[start of Input material]
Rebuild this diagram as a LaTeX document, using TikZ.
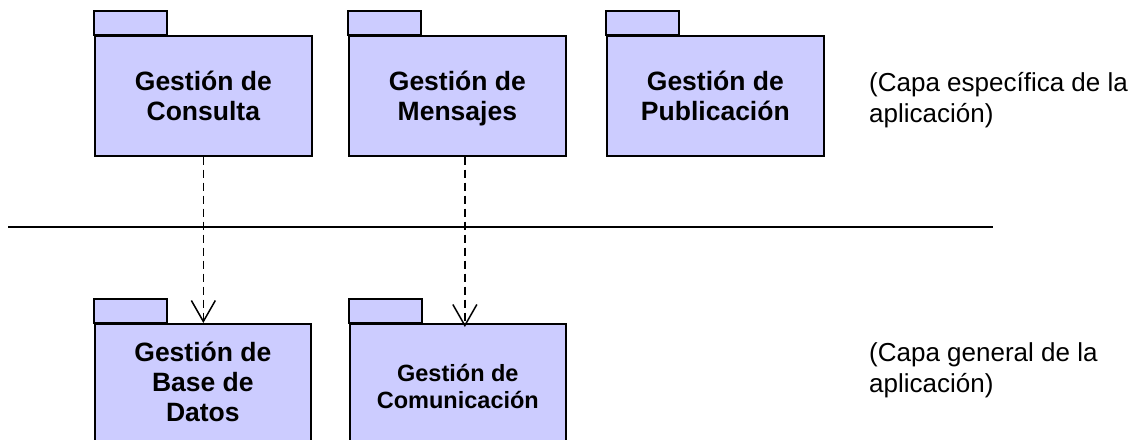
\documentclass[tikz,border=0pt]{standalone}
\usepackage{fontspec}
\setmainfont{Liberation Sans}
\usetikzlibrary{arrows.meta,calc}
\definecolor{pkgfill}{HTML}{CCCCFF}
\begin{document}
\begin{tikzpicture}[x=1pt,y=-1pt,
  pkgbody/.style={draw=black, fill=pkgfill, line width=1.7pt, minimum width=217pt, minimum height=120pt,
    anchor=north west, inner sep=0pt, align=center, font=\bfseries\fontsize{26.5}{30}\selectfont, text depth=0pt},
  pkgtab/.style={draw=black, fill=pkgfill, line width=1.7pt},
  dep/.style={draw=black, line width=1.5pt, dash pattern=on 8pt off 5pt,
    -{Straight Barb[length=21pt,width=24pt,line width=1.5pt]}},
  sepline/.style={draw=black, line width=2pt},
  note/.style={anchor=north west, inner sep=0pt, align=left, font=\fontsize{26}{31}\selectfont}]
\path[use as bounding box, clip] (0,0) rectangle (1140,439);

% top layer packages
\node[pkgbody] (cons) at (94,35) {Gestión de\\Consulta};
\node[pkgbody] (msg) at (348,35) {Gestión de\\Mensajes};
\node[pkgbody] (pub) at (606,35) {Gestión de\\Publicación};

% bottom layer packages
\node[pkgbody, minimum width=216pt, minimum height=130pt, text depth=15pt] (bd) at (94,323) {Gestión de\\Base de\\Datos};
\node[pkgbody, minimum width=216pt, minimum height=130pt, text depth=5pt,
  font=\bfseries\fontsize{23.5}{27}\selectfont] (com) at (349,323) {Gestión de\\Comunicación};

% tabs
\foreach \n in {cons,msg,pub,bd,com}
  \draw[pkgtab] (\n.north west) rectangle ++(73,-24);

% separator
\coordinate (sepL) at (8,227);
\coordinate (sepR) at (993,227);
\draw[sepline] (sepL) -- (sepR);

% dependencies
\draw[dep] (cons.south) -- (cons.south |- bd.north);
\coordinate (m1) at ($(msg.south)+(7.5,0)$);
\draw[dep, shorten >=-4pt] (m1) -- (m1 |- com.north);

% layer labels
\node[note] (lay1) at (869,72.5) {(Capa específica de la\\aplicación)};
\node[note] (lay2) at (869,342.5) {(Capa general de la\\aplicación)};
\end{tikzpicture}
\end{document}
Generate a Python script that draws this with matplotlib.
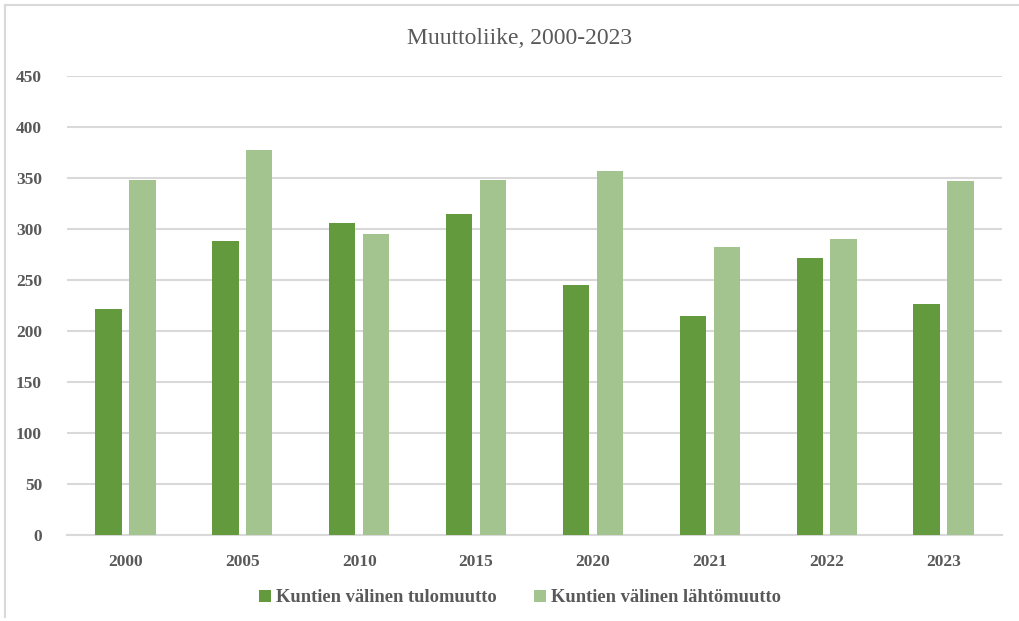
[end of Input material]
Look through the data above. Find each line with the string "this" and copy it.

Rebuild this diagram as a LaTeX document, using TikZ.
Generate a Python script that draws this with matplotlib.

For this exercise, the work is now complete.